Сименон продолжал с таким видом, будто о чем-то жалел и едва ли не завидовал мне:
— Я опередил вас на одно поколение. Эквивалент вашего отца у нас в семье — мой дед. А отец уже был государственным служащим.
Моя жена внимательно смотрела на Сименона, стараясь вникнуть в смысл его слов, а он продолжал, уже более шутливо:
— Естественно, что в категорию лиц свободной профессии я мог бы проникнуть лишь с черного хода, положив немало труда, чтобы стать практикующим врачом, адвокатом либо инженером. Или же…
— Или?
— Или я превратился бы в озлобленного неудачника.
Таких большинство. Иначе набралось бы несметное множество врачей и адвокатов. Я, пожалуй, вышел из слоя, который поставляет наибольшее число неудачников.

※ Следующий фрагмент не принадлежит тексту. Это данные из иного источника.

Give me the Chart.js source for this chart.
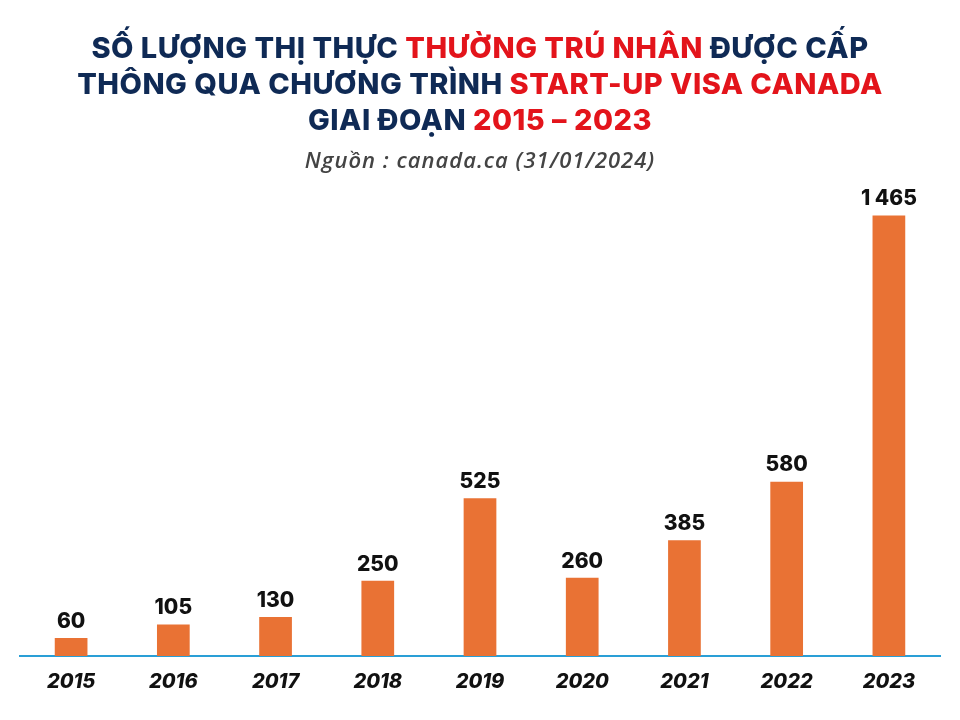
<!DOCTYPE html>
<html>
<head>
<meta charset="utf-8">
<script src="https://cdn.jsdelivr.net/npm/chart.js@4"></script>
<style>
  body { margin: 0; background: #fff; }
  #wrap { position: relative; width: 960px; height: 720px; }
  #title { position: absolute; top: 30px; left: 0; width: 960px; text-align: center;
    font-family: Inter, "Open Sans", sans-serif; font-weight: 800; font-size: 29px;
    line-height: 36px; color: #0f2a55; letter-spacing: 0.5px; }
  #title .r { color: #e3141b; }
  #sub { position: absolute; top: 144px; left: 0; width: 960px; text-align: center;
    font-family: "Open Sans", sans-serif; font-style: italic; font-weight: 600; font-size: 22px;
    color: #444; letter-spacing: 1px; }
  canvas { position: absolute; top: 0; left: 0; }
</style>
</head>
<body>
<div id="wrap">
  <canvas id="barchart" width="960" height="720"></canvas>
  <div id="title">SỐ LƯỢNG THỊ THỰC <span class="r">THƯỜNG TRÚ NHÂN</span> ĐƯỢC CẤP<br>THÔNG QUA CHƯƠNG TRÌNH <span class="r">START-UP VISA CANADA</span><br>GIAI ĐOẠN <span class="r">2015 – 2023</span></div>
  <div id="sub">Nguồn : canada.ca (31/01/2024)</div>
</div>
<script>
const years = ["2015", "2016", "2017", "2018", "2019", "2020", "2021", "2022", "2023"]
const visas = [60, 105, 130, 250, 525, 260, 385, 580, 1465]

const valueLabels = {
    id: 'valueLabels',
    afterDatasetsDraw(chart) {
        const ctx = chart.ctx
        ctx.save()
        ctx.font = '800 21px Inter, sans-serif'
        ctx.fillStyle = '#111'
        ctx.textAlign = 'center'
        ctx.textBaseline = 'bottom'
        chart.getDatasetMeta(0).data.forEach((bar, i) => {
            const txt = visas[i].toLocaleString('en-US').replace(/,/g, ' ')
            ctx.fillText(txt, bar.x, bar.y - 6)
        })
        ctx.restore()
    }
}

new Chart(document.getElementById("barchart").getContext('2d'), {
    type: 'bar',
    data: {
        labels: years,
        datasets: [{
            data: visas,
            backgroundColor: '#e97234',
            barPercentage: 0.32,
            categoryPercentage: 1
        }]
    },
    options: {
        responsive: false,
        animation: false,
        layout: { padding: { top: 190, left: 20, right: 20, bottom: 20 } },
        plugins: { legend: { display: false }, tooltip: { enabled: false } },
        scales: {
            y: { display: false, min: 0, max: 1550 },
            x: {
                grid: { display: false },
                border: { color: '#2a9fd6', width: 2 },
                ticks: { color: '#111', font: { family: 'Inter', weight: 800, style: 'italic', size: 20 }, padding: 6 }
            }
        }
    },
    plugins: [valueLabels]
})
</script>
</body>
</html>
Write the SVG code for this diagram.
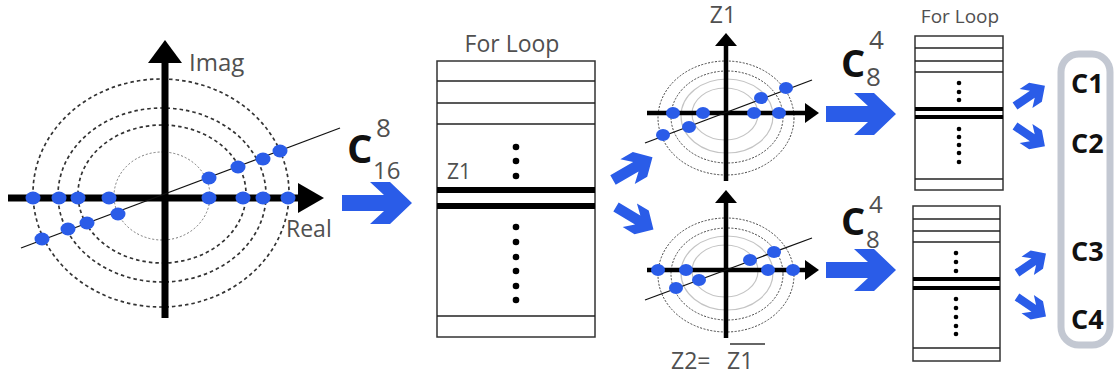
<svg xmlns="http://www.w3.org/2000/svg" xmlns:xlink="http://www.w3.org/1999/xlink" width="1114" height="378" viewBox="0 0 1114 378">
<style>
.lbl{font-family:"Open Sans","Liberation Sans",sans-serif;fill:#505050;}
.bold{font-family:"Open Sans","Liberation Sans",sans-serif;font-weight:700;fill:#111;}
.ax{stroke:#000;fill:none;}
.dash{fill:none;stroke:#333;stroke-width:1.7;stroke-dasharray:3.5 3;}
.dot1{fill:none;stroke:#777;stroke-width:1;stroke-dasharray:2 2;}
.sdash{fill:none;stroke:#444;stroke-width:1;stroke-dasharray:2 1.5;}
.slight{fill:none;stroke:#c4c4c4;stroke-width:1.2;}
.diag{stroke:#111;stroke-width:1.3;}
.bd{fill:#2a5ce8;}
.tbl{fill:#fff;stroke:#333;stroke-width:1.5;}
.tl{stroke:#222;stroke-width:1.5;}
.blue{fill:#2a5ce8;}
.bk{fill:#000;}
</style>
<defs>
<path id="bigArrow" d="M0,-8 H42 L28,-21 H48 L70,0 L48,21 H28 L42,8 H0 Z"/>
<path id="smallArrow" d="M0,-4.5 H22 L14,-12 H26 L38,0 L26,12 H14 L22,4.5 H0 Z"/>
</defs>
<rect width="1114" height="378" fill="#fff"/>

<g id="plane-main">
  <ellipse class="dash" cx="161" cy="193" rx="128" ry="114"/>
  <ellipse class="dash" cx="162" cy="195" rx="104" ry="87"/>
  <ellipse class="dash" cx="162" cy="194" rx="84" ry="69"/>
  <ellipse class="dot1" cx="162" cy="196" rx="48" ry="44"/>
  <line class="ax" x1="165" y1="58" x2="165" y2="318" stroke-width="7"/>
  <polygon class="bk" points="165,40 182,63 148,63"/>
  <line class="ax" x1="8" y1="198" x2="302" y2="198" stroke-width="7"/>
  <polygon class="bk" points="324,198 298,183 298,213"/>
  <line class="diag" x1="21" y1="248" x2="340" y2="128"/>
  <g class="bd">
    <ellipse cx="33" cy="198" rx="7.5" ry="6.5"/>
    <ellipse cx="59" cy="198" rx="7.5" ry="6.5"/>
    <ellipse cx="78" cy="198" rx="7.5" ry="6.5"/>
    <ellipse cx="109" cy="198" rx="7.5" ry="6.5"/>
    <ellipse cx="209" cy="198" rx="7.5" ry="6.5"/>
    <ellipse cx="243" cy="198" rx="7.5" ry="6.5"/>
    <ellipse cx="263" cy="198" rx="7.5" ry="6.5"/>
    <ellipse cx="288" cy="198" rx="7.5" ry="6.5"/>
    <ellipse cx="42" cy="239" rx="7.5" ry="6.5"/>
    <ellipse cx="68" cy="229" rx="7.5" ry="6.5"/>
    <ellipse cx="87" cy="223" rx="7.5" ry="6.5"/>
    <ellipse cx="118" cy="214" rx="7.5" ry="6.5"/>
    <ellipse cx="209" cy="178" rx="7.5" ry="6.5"/>
    <ellipse cx="238" cy="167" rx="7.5" ry="6.5"/>
    <ellipse cx="263" cy="159" rx="7.5" ry="6.5"/>
    <ellipse cx="280" cy="151" rx="7.5" ry="6.5"/>
  </g>
  <text class="lbl" x="189" y="71" font-size="24">Imag</text>
  <text class="lbl" x="286" y="237" font-size="23">Real</text>
</g>

<g id="step1-label">
  <text class="bold" x="347" y="163" font-size="40">C</text>
  <text class="lbl" x="376" y="137" font-size="26">8</text>
  <text class="lbl" x="373" y="179" font-size="24">16</text>
</g>

<g id="table-main">
  <text class="lbl" x="512" y="52" font-size="23" text-anchor="middle">For Loop</text>
  <rect class="tbl" x="437" y="61" width="158" height="276"/>
  <line class="tl" x1="437" y1="81" x2="595" y2="81"/>
  <line class="tl" x1="437" y1="103" x2="595" y2="103"/>
  <line class="tl" x1="437" y1="124" x2="595" y2="124"/>
  <line class="tl" x1="437" y1="316" x2="595" y2="316"/>
  <line x1="437" y1="190" x2="595" y2="190" stroke="#000" stroke-width="6"/>
  <line x1="437" y1="206" x2="595" y2="206" stroke="#000" stroke-width="6"/>
  <g class="bk">
    <circle cx="516" cy="147" r="3.3"/><circle cx="516" cy="161" r="3.3"/><circle cx="516" cy="176" r="3.3"/>
    <circle cx="516" cy="227" r="3.3"/><circle cx="516" cy="242" r="3.3"/><circle cx="516" cy="257" r="3.3"/>
    <circle cx="516" cy="271" r="3.3"/><circle cx="516" cy="286" r="3.3"/><circle cx="516" cy="300" r="3.3"/>
  </g>
  <text class="lbl" x="447" y="179" font-size="21">Z1</text>
</g>

<g id="plane-z1">
  <ellipse class="sdash" cx="726" cy="118" rx="68" ry="57"/>
  <ellipse class="sdash" cx="727" cy="117" rx="56" ry="46"/>
  <ellipse class="slight" cx="727" cy="116" rx="46" ry="37"/>
  <ellipse class="slight" cx="725" cy="114" rx="33" ry="26"/>
  <line class="ax" x1="726" y1="42" x2="726" y2="181" stroke-width="4.5"/>
  <polygon class="bk" points="726,33 737,46 715,46"/>
  <line class="ax" x1="647" y1="113" x2="808" y2="113" stroke-width="4.5"/>
  <polygon class="bk" points="819,113 805,103 805,123"/>
  <line class="diag" x1="645" y1="143" x2="812" y2="80"/>
  <g class="bd">
    <ellipse cx="673" cy="113" rx="7" ry="6"/>
    <ellipse cx="703" cy="113" rx="7" ry="6"/>
    <ellipse cx="754" cy="113" rx="7" ry="6"/>
    <ellipse cx="779" cy="113" rx="7" ry="6"/>
    <ellipse cx="663" cy="135" rx="7" ry="6"/>
    <ellipse cx="689" cy="127" rx="7" ry="6"/>
    <ellipse cx="761" cy="98" rx="7" ry="6"/>
    <ellipse cx="786" cy="88" rx="7" ry="6"/>
  </g>
  <text class="lbl" x="723" y="23" font-size="23" text-anchor="middle">Z1</text>
</g>

<g id="plane-z2">
  <ellipse class="sdash" cx="726" cy="275" rx="68" ry="57"/>
  <ellipse class="sdash" cx="727" cy="274" rx="56" ry="46"/>
  <ellipse class="slight" cx="727" cy="273" rx="46" ry="37"/>
  <ellipse class="slight" cx="725" cy="271" rx="33" ry="26"/>
  <line class="ax" x1="726" y1="199" x2="726" y2="338" stroke-width="4.5"/>
  <polygon class="bk" points="726,190 737,203 715,203"/>
  <line class="ax" x1="647" y1="270" x2="808" y2="270" stroke-width="4.5"/>
  <polygon class="bk" points="819,270 805,260 805,280"/>
  <line class="diag" x1="645" y1="300" x2="812" y2="238"/>
  <g class="bd">
    <ellipse cx="658" cy="270" rx="7" ry="6"/>
    <ellipse cx="686" cy="270" rx="7" ry="6"/>
    <ellipse cx="768" cy="270" rx="7" ry="6"/>
    <ellipse cx="793" cy="270" rx="7" ry="6"/>
    <ellipse cx="676" cy="288" rx="7" ry="6"/>
    <ellipse cx="699" cy="280" rx="7" ry="6"/>
    <ellipse cx="750" cy="260" rx="7" ry="6"/>
    <ellipse cx="774" cy="252" rx="7" ry="6"/>
  </g>
  <text class="lbl" x="671" y="369" font-size="23">Z2=</text>
  <text class="lbl" x="727" y="369" font-size="23">Z1</text>
  <line x1="730" y1="344" x2="765" y2="344" stroke="#333" stroke-width="1.5"/>
</g>

<g id="step2-label-top">
  <text class="bold" x="841" y="77" font-size="38">C</text>
  <text class="lbl" x="869" y="49" font-size="26">4</text>
  <text class="lbl" x="866" y="86" font-size="26">8</text>
</g>
<g id="step2-label-bottom">
  <text class="bold" x="841" y="235" font-size="38">C</text>
  <text class="lbl" x="869" y="213" font-size="24">4</text>
  <text class="lbl" x="866" y="248" font-size="24">8</text>
</g>

<g id="table-top">
  <text class="lbl" x="960" y="23" font-size="19" text-anchor="middle">For Loop</text>
  <rect class="tbl" x="915" y="36" width="88" height="154"/>
  <line class="tl" x1="915" y1="48" x2="1003" y2="48"/>
  <line class="tl" x1="915" y1="61" x2="1003" y2="61"/>
  <line class="tl" x1="915" y1="72" x2="1003" y2="72"/>
  <line class="tl" x1="915" y1="179" x2="1003" y2="179"/>
  <line x1="915" y1="109" x2="1003" y2="109" stroke="#000" stroke-width="4"/>
  <line x1="915" y1="117" x2="1003" y2="117" stroke="#000" stroke-width="4"/>
  <g class="bk">
    <circle cx="959" cy="83" r="2.3"/><circle cx="959" cy="92" r="2.3"/><circle cx="959" cy="100" r="2.3"/>
    <circle cx="959" cy="129" r="2.3"/><circle cx="959" cy="137" r="2.3"/><circle cx="959" cy="145" r="2.3"/>
    <circle cx="959" cy="153" r="2.3"/><circle cx="959" cy="162" r="2.3"/>
  </g>
</g>

<g id="table-bottom">
  <rect class="tbl" x="913" y="206" width="87" height="155"/>
  <line class="tl" x1="913" y1="219" x2="1000" y2="219"/>
  <line class="tl" x1="913" y1="231" x2="1000" y2="231"/>
  <line class="tl" x1="913" y1="242" x2="1000" y2="242"/>
  <line class="tl" x1="913" y1="348" x2="1000" y2="348"/>
  <line x1="913" y1="279" x2="1000" y2="279" stroke="#000" stroke-width="4"/>
  <line x1="913" y1="288" x2="1000" y2="288" stroke="#000" stroke-width="4"/>
  <g class="bk">
    <circle cx="956" cy="253" r="2.3"/><circle cx="956" cy="262" r="2.3"/><circle cx="956" cy="271" r="2.3"/>
    <circle cx="956" cy="299" r="2.3"/><circle cx="956" cy="308" r="2.3"/><circle cx="956" cy="317" r="2.3"/>
    <circle cx="956" cy="326" r="2.3"/><circle cx="956" cy="334" r="2.3"/>
  </g>
</g>

<g id="outputs">
  <rect x="1061" y="54" width="49" height="291" rx="18" fill="none" stroke="#c3c8d2" stroke-width="7"/>
  <text class="bold" x="1071" y="93" font-size="27">C1</text>
  <text class="bold" x="1071" y="153" font-size="27">C2</text>
  <text class="bold" x="1071" y="261" font-size="27">C3</text>
  <text class="bold" x="1071" y="329" font-size="27">C4</text>
</g>

<g id="connectors">
  <use href="#bigArrow" class="blue" transform="translate(342,203)"/>
  <use href="#bigArrow" class="blue" transform="translate(826,114)"/>
  <use href="#bigArrow" class="blue" transform="translate(826,270)"/>
  <use href="#smallArrow" class="blue" transform="translate(613,180) rotate(-30) scale(1.2)"/>
  <use href="#smallArrow" class="blue" transform="translate(616,207) rotate(31) scale(1.15)"/>
  <use href="#smallArrow" class="blue" transform="translate(1015,106) rotate(-34) scale(0.95)"/>
  <use href="#smallArrow" class="blue" transform="translate(1015,126) rotate(34) scale(0.95)"/>
  <use href="#smallArrow" class="blue" transform="translate(1017,273) rotate(-34) scale(0.92)"/>
  <use href="#smallArrow" class="blue" transform="translate(1017,297) rotate(34) scale(0.92)"/>
</g>
</svg>
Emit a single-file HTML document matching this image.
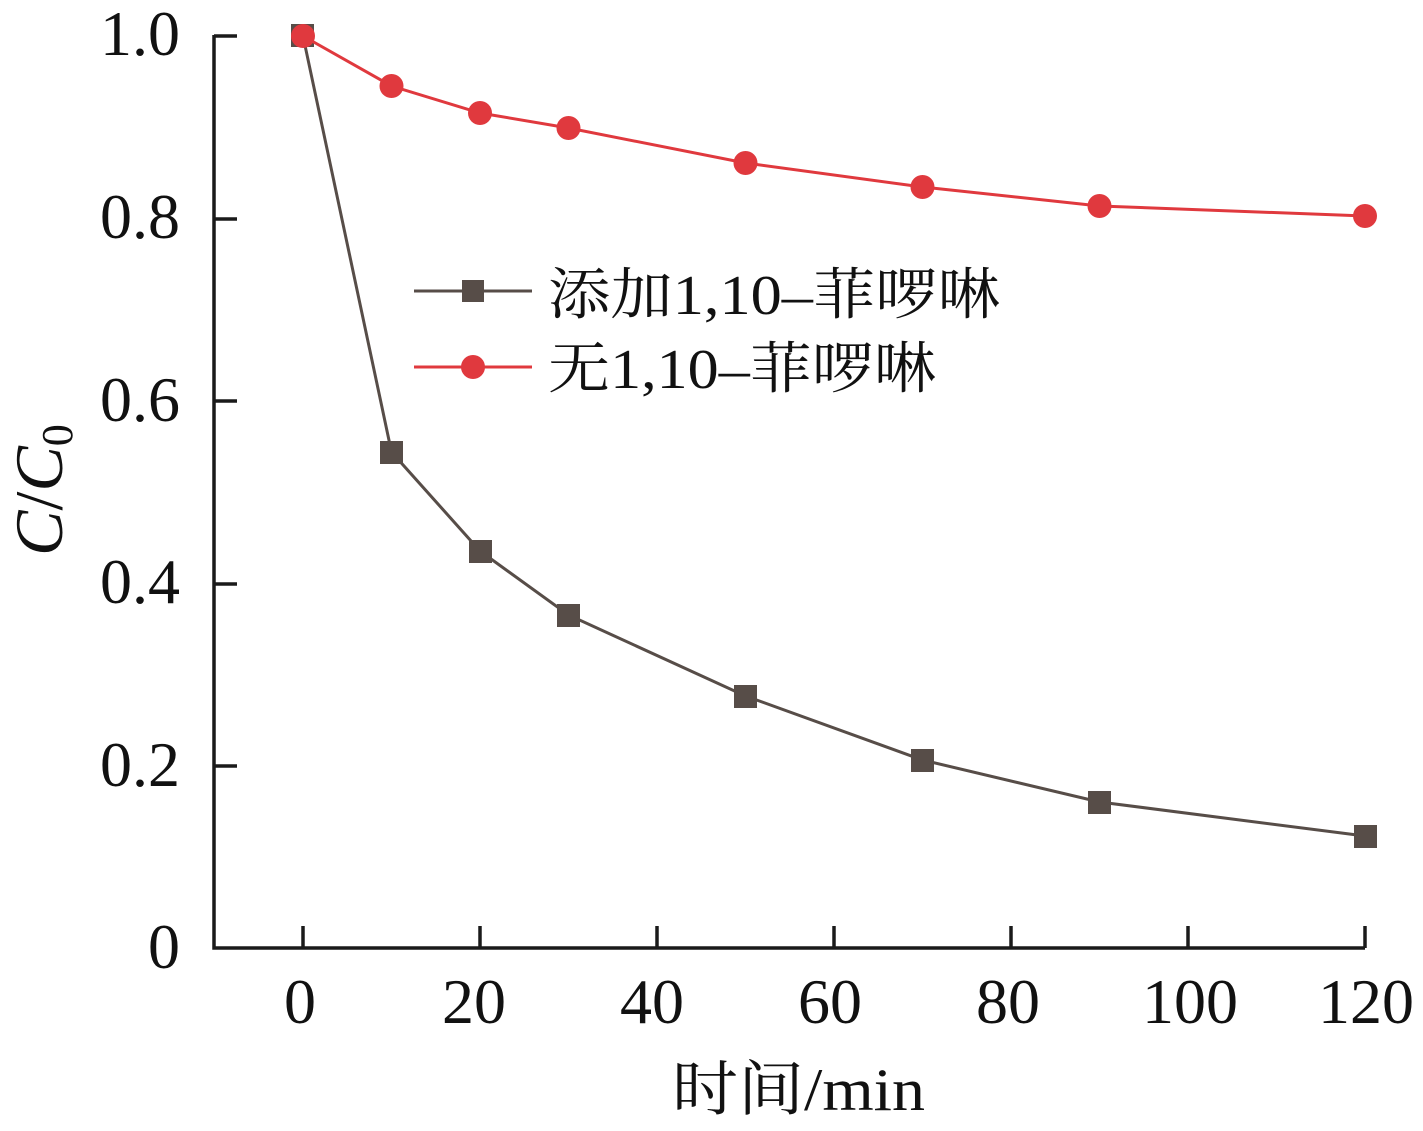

Не знаю, почему мне сейчас припомнился этот разговор. Вероятно, потому, что я воскрешаю в памяти первые годы моей работы в полиции и хочу разобраться в своих тогдашних настроениях.
Я был один на свете. Только что приехал в Париж, которого еще не знал, но богатство этого города бросалось тогда в глаза куда больше, чем в наше время.
Особенно поражал контраст между этим богатством и бедностью, а я принадлежал к беднякам.
На глазах у толпы жил своей жизнью особый мир утонченных бездельников, и газеты не уставали сообщать обо всем, чем занимались эти люди, не знавшие иных забот, кроме развлечений и тщеславного соперничества.
Тем не менее я ни на одно мгновение не взбунтовался против такого порядка вещей. Я не завидовал этим людям. Не тешил себя надеждой уподобиться им. Не сравнивал свою судьбу с их судьбой.
Они жили, на мой взгляд, в другом мире, совершенно отличном от моего, все равно что на другой планете.
В ту пору я обладал завидным аппетитом, и у нас в семье по этому поводу ходили легенды, даже когда я был ребенком. В Нанте тетка моя любила рассказывать, как однажды, придя из лицея, я съел у нее на глазах четырехфунтовый хлеб, что не помешало мне пообедать два часа спустя.